The irony is that transgender people have never been so visible in the culture, and not least because of shows like Caitlyn Jenner’s (and I Am Jazz, and Transparent, and others). This increased visibility has brought about a degree of recognition of our humanity that was unthinkable a dozen years ago.
And yet, as this visibility increases, so do the efforts to erase us. In the face of all these threats to our humanity, I’ve heard from many of my friends in the trans community, questioning whether it was even appropriate for me to be part of this program, given the terrain we’re now in.
I admit that I struggle mightily with Caitlyn’s political views, as well as with her sense of what “womanhood” actually means. There were times when I thought that, even though CJ and I are both trans, we couldn’t have less in common with each other. I found her an exhausting and infuriating companion at times, a Republican glamorpuss with a head like a rock.
And yet, for all that: I have a tremendous affection for her as well. I consider her my friend.
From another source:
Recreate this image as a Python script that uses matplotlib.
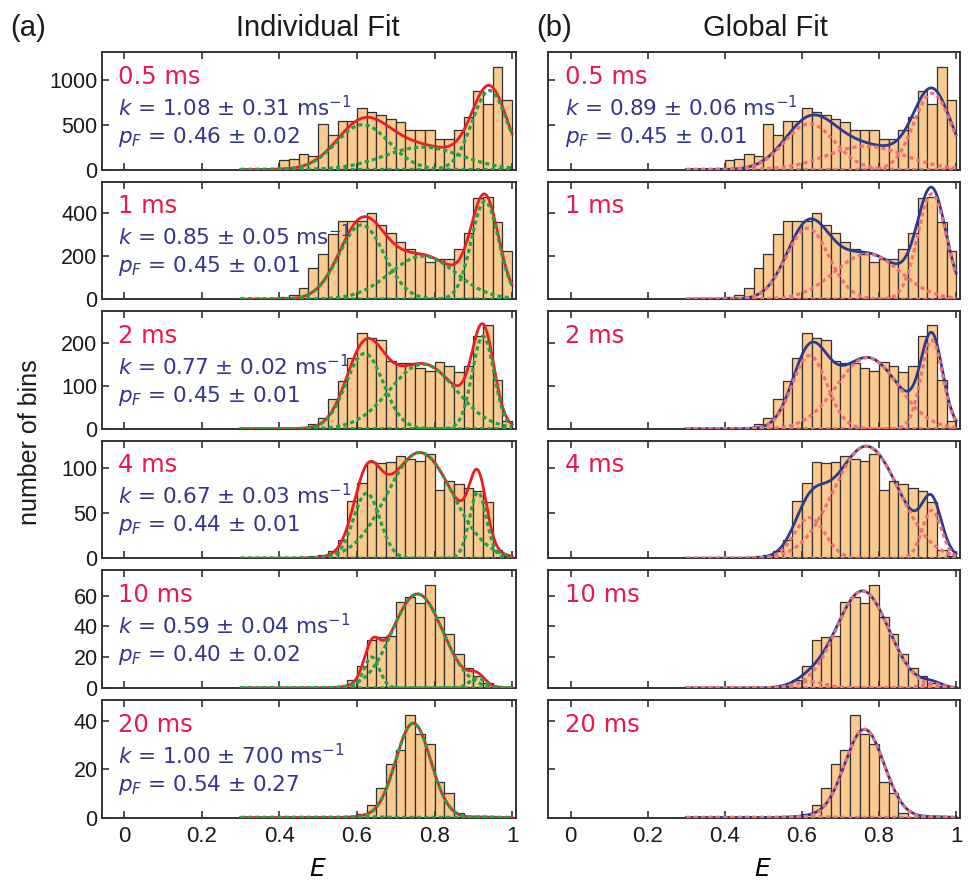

I admire the way she decided to use her transition–and the strange fame of her family– to create visibility, and to try to make things better for our community.
People who don’t have friends that they disagree on lots of things with probably won’t understand my affection for her, but my tent is pretty big when it comes to the people I love.
What are the odds that a group of American–trans or cis–can come to understand each other? Can we even learn to talk the same language?
Over the course of this season, I think people will see us trying. We learn, sometimes begrudgingly, how to respect each other. It’s not just Caitlyn Jenner who changes and grows this season– it’s all of us: me, Candis Cayne, Chandi Moore, Zachary Drucker, Kate Bornstein, and the new addition to the “cast,” 18-year-old Ella Gieselle.
If a group as diverse and gnarly as the women on the Jenner bus can learn, somehow, to talk together, then perhaps the rest of the country can do so too. As Jenner says in one of the new season’s promos, “The stakes are too high to get it wrong.” The “it” she’s referring to might well mean the whole country.
Maybe this season of IAC isn’t really about transgender issues at all. Maybe it’s about learning, against all odds, how to see the love and humanity in each other, even when we disagree.
As Atticus Finch says, “You never really understand a man until you walk around in his heels.”
I hope you’ll step into our heels in the weeks ahead, beginning with episode one, premiering on E! March 6.